LE TRAITÉ DE GHENT DE 1814 ET LES CONSEILS

     Le Traité de Ghent a été conclu par les Américains et les Britanniques à la fin de la guerre de 1812. Le demandeur estime que le Traité de Ghent a également entraîné une concession réciproque de la part des Britanniques et des Premières nations. Ce traité donnait également aux Britanniques l'occasion de reconnaître l'aide que leur avaient apportée leurs alliés indiens au cours de la guerre de 1812. Le défendeur estime, encore une fois, que le but du Traité de Ghent et des rencontres qui l'ont suivi était de consolider les alliances avec les Indiens du nord-ouest américain.

     En ce qui concerne le rôle joué, au cours de la guerre de 1812, par les alliés indiens des Britanniques, M. Johnston a écrit, aux pages 22-23 de son rapport :

         [Traduction]                 
         Quels qu'aient été l'engagement et le rôle des Indiens, il est clair que, sans leur appui matériel et moral dans les premiers temps de la guerre, les Britanniques se seraient trouvés en très mauvaise posture puisque ils ne disposaient que de forces assez réduites.

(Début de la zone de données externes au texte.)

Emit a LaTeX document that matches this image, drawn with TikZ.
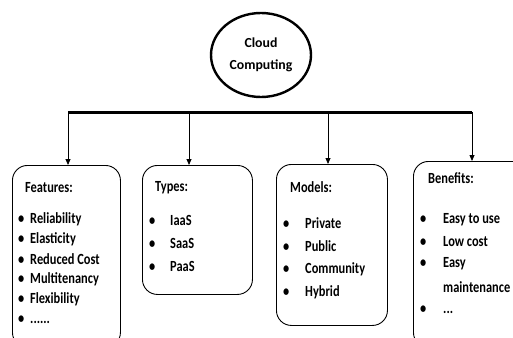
\documentclass[tikz,border=0pt]{standalone}
\usepackage{fontspec}
\setmainfont{Carlito}
\newfontfamily\narrowfont[FakeStretch=0.8]{Carlito}
\usetikzlibrary{shapes.geometric,arrows.meta,positioning}

\tikzset{
  topic/.style={ellipse, draw, line width=2.4pt, minimum width=100pt, minimum height=84pt,
    align=center, font=\fontsize{13.8}{22}\selectfont\bfseries},
  panel/.style={draw, rounded corners=15pt, line width=0.9pt, anchor=north west, inner sep=0pt},
  item/.style={anchor=west, inner sep=0pt, font=\narrowfont\fontsize{15.5}{18}\selectfont\bfseries},
  branch/.style={-{Triangle[length=6pt,width=5pt]}, line width=0.8pt},
}

\begin{document}
\begin{tikzpicture}[x=1pt,y=-1pt]
    \useasboundingbox (0,0) rectangle (513,337);
    \clip (0,0) rectangle (513,337);

    % root and the bar under it
    \node[topic] (cloud) at (261,55) {Cloud\\Computing};
    \coordinate (b1) at (68,112);
    \coordinate (b2) at (189,112);
    \coordinate (b3) at (328,112);
    \coordinate (b4) at (472,112);
    \draw[line width=3pt] (b1) -- (b4);

    % the four panels
    \node[panel, minimum width=108pt, minimum height=182pt] (feat) at (12,165) {};
    \node[panel, minimum width=110pt, minimum height=129pt] (types) at (142,165) {};
    \node[panel, minimum width=111pt, minimum height=161pt] (models) at (276,164) {};
    \node[panel, minimum width=114pt, minimum height=186pt] (bens) at (413,161) {};

    \draw[branch] (b1) -- (b1 |- feat.north);
    \draw[branch] (b2) -- (b2 |- types.north);
    \draw[branch] (b3) -- (b3 |- models.north);
    \draw[branch] (b4) -- (b4 |- bens.north);

    % Features
    \node[item] (feattitle) at (25,188) {Features:};
    \foreach \txt [count=\i] in {Reliability, Elasticity, Reduced Cost, Multitenancy, Flexibility}
        \node[item] (feat\i) at (18,199+20*\i) {\makebox[12pt][l]{•}\txt};
    \node[item] (feat6) at (18,320) {\makebox[12pt][l]{•}......};

    % Types
    \node[item] (typestitle) at (155,188) {Types:};
    \foreach \txt [count=\i] in {IaaS, SaaS, PaaS}
        \node[item] (types\i) at (149,197+23*\i) {\makebox[21pt][l]{•}\txt};

    % Models
    \node[item] (modelstitle) at (290,187) {Models:};
    \foreach \txt [count=\i] in {Private, Public, Community, Hybrid}
        \node[item] (models\i) at (283,200+23*\i) {\makebox[22pt][l]{•}\txt};

    % Benefits
    \node[item] (benstitle) at (428,178) {Benefits:};
    \node[item] (bens1) at (420,220) {\makebox[23pt][l]{•}Easy to use};
    \node[item] (bens2) at (420,242) {\makebox[23pt][l]{•}Low cost};
    \node[item] (bens3) at (420,264) {\makebox[23pt][l]{•}Easy};
    \node[item] (bens4) at (443,287) {maintenance};
    \node[item] (bens5) at (420,310) {\makebox[23pt][l]{•}...};
\end{tikzpicture}
\end{document}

Ainsi que l'ont démontré plusieurs spécialistes de ce domaine, y compris G.F.G. Stanley, Helen J. Tanner et, plus récemment, Robert S. Allen, dans plusieurs batailles la victoire n'a été acquise que par l'intervention opportune des alliés indiens des Britanniques. La prise de Detroit, en août 1812, et la bataille décisive de Queeston Heights, au mois d'octobre suivant, le montrent bien. Dans d'autres cas, aussi bien dans la région de l'Ouest que sur la frontière du Niagara (et particulièrement lors de la bataille de Beaver Dams, en juin de 1813, à laquelle ont pris part les guerriers de Caughnawaga et des Six Nations) la victoire est en grande partie due aux efforts des guerriers autochtones.                 
         Pour voir, dans une sorte de scénario catastrophe, comment les choses auraient pu tourner autrement, demandons-nous, comme Hawkesbury aurait été tenté de le faire, ce qui se serait passé si, pour une raison ou pour une autre, les Indiens avaient abandonné les Britanniques afin de s'entendre avec les Américains? Au tout début de la guerre, Brock craignait qu'il en soit ainsi. Heureusement pour les Britanniques, ce qu'on craignait le plus ne s'est pas produit.                 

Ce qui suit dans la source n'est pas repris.